Guidestar announced in January 2018, “Around 50 percent of the nation’s nonprofits are operating with less than one month’s cash reserves.” That headline makes it sound like a half million charities could close if people stopped giving for a month. Oliver Wyman and SeaChange Capital Partners analyzed Guidestar’s archived 990s from 2010-2014 to make this claim. Suzanne Coffman, Guidestar’s editorial director, summarized the data from their study of nonprofit financials in a simple article (admittedly designed to market a Nonprofit Quarterly webinar): “Half of U.S. Nonprofits on Financial Precipice, New Report Finds.” That’s scary news.

The good news is that Guidestar’s information is both old and incorrect.

Misleading Financial Claims

The information is over 3 years old and the headline claim is misleading. The claim that only 50% of nonprofits have less than 1 month of cash reserves is false hype created by messing around with technical financial jargon. The actual data in the report shows that 3 years ago 50% of nonprofits had less than one month of ‘operating reserves’ (i.e., unrestricted liquid assets). They had more ‘cash reserves’ than that, but much of the cash was already designated for specific purposes by the organization or donors. The Chronicle of Philanthropy article specifically mentioned “less than one month of operating reserves,” but Guidestar chose the general reference to ‘cash reserves’ to communicate more of a crisis than exists.

In reality, only 20% had less than 1 month of ‘cash on hand’ in 2014. Since nonprofits live on ‘designated donations,’ it is misleading to say they are on a “financial precipice” with less than 1 month of cash to spend when they have months’ worth of cash to cover designated costs. Donors could stop giving to 3/4 of nonprofits for the next 3 months, and no charities would go under.

The report says $50 billion would be needed to save all the insolvent charities. The Chronicle of Philanthropy posted an ominous image on their article about the study to highlight this point. That makes it sound like there is a giving shortfall. But the real problem is slow payment from clients and reimbursement for services. The ‘nonprofits’ that depend on ‘payment for services’ rather than donations build up more debt and less reserves.

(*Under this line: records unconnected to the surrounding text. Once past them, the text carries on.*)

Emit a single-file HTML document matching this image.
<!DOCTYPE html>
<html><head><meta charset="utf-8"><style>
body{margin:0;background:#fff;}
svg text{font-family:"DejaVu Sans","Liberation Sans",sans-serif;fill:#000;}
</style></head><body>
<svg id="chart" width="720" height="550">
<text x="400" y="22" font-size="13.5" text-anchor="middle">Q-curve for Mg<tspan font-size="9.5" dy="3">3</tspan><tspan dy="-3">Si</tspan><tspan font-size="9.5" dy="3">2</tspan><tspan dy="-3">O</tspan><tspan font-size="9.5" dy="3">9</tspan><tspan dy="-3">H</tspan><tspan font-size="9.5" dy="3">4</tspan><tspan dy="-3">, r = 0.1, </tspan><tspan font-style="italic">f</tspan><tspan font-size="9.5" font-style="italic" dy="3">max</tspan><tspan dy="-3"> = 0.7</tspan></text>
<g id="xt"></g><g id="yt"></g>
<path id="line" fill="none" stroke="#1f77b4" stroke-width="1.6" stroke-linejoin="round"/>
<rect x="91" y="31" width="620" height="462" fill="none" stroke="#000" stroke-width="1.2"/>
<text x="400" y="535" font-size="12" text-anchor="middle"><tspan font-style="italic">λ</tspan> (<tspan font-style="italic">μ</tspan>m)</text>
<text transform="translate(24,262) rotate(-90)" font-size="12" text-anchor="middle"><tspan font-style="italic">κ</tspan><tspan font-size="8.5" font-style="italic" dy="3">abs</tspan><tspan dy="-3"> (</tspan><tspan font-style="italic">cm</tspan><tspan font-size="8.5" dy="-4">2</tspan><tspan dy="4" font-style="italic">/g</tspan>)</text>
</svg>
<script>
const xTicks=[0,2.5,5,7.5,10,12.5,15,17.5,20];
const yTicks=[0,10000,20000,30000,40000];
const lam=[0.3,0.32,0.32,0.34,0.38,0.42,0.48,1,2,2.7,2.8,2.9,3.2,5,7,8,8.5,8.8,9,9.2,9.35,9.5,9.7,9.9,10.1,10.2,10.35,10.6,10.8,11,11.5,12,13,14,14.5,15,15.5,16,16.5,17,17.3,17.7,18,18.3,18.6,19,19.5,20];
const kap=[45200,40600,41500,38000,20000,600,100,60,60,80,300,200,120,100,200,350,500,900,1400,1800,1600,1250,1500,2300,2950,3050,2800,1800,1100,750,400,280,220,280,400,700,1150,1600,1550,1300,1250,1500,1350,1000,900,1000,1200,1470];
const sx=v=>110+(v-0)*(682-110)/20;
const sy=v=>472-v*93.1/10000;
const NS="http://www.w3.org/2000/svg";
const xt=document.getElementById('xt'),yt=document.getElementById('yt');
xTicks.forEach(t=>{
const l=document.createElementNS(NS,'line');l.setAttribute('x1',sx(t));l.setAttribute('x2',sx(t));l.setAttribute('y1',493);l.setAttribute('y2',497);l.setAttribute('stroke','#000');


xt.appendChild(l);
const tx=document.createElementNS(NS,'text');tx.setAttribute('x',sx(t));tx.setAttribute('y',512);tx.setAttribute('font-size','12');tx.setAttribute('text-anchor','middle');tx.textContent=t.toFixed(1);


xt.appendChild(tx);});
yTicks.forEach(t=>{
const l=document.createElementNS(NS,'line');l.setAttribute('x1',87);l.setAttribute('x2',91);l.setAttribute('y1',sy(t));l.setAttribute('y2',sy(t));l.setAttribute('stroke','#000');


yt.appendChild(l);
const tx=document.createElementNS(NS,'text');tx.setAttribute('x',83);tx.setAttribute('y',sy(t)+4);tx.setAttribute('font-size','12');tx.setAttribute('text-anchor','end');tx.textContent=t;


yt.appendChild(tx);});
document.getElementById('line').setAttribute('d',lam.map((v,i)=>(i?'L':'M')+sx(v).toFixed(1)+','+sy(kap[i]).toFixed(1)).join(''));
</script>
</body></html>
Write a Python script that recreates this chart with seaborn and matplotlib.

An observation in the study itself (page 7) undermines the falsely hyped headlines: “Nonprofits more reliant on private philanthropy (Environment and Animal-related, Science and Technology, Community Capacity) have less debt and larger reserves. It may be that private philanthropy allows these organizations to build prudent reserves in a way that government contracts do not.”

Get Your Facts Straight

Guidestar’s report could be better named “The Boy Who Cried Wolf (when it was really a harmless dog that passed by 3 years ago)”. That’s a harsh judgment, but we care about getting our facts straight. Our Excellence in Giving research team gathers 70,000 fields of performance data from 400 nonprofits each year to make sure we have up-to-date and accurate information for making smart giving decisions. Donors who subscribe to our Nonprofit Analytics service get new studies on recent data about nonprofit finances, leadership, and strategy trends every other month. Sign up if you really want to know what’s going on in the nonprofit sector.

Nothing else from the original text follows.